Sunshine- pure sunshine- is hard for me to come across nowadays. And those rare times I find it inside me, it never stays for too long. It’s like trying to grab air. In growing older, I feel as if I’ve come home from war. Life isn’t as sunny and happy as it once was, as I’ve learned a thing or two. When you’re young, you’re like a young buck with all the confidence in the world. And then you go off to war, and you see and learn things, and in my case, I’ve seen some darkness. Not much, but what I’ve seen and experienced has forever changed me. And I can’t tell if it’s in a good way or not. I grew older, but it cost me a great price- my innocence and now, more importantly, peace in my mind. The knowledge of the darker sides of life have, however small the taste, soured things for me. I now know not to blindly follow, to trust so openly, and that not every smile holds pure intentions. I know that things that I had no control over were never my fault, yet I will always see them, with open or closed eyes.

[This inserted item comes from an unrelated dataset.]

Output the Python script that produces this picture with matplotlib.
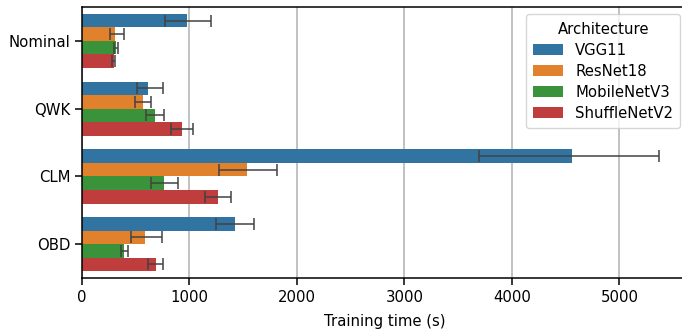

The memories in my head get loud. I imagine something and it’s as if I’m right there, back in those moments. Good or bad, but bad ones more than good. They’re like echoes that strike loud and vividly the moment something reminds me of them. The scenes in my mind are constantly changing. Ever evolving and yet somehow always swaying from positive imaginings to sad, angering memories. Life in my head. It’s very strange. And constantly influenced. From things outside as well as in. A pendulum swinging from having Hope and finding the strength to keep going, to the time old question of ‘what’s the point of it all?’ I have a constant storm in my head and my heart, and this boat is just trying to stay above water. I aim for the calm, sunny patches of blue and desperately try to steer my way there, but am always reminded of the clouds threatening to take over me. The least I can do is remind myself that these shadows- these memories- are not real. They’re not me. The least I can do is grab hold of the wheel and steer towards the brighter things. The happier thoughts. And if I can’t remind myself of happier memories, then I’ll aim for making new ones… and be around quieter, nicer people.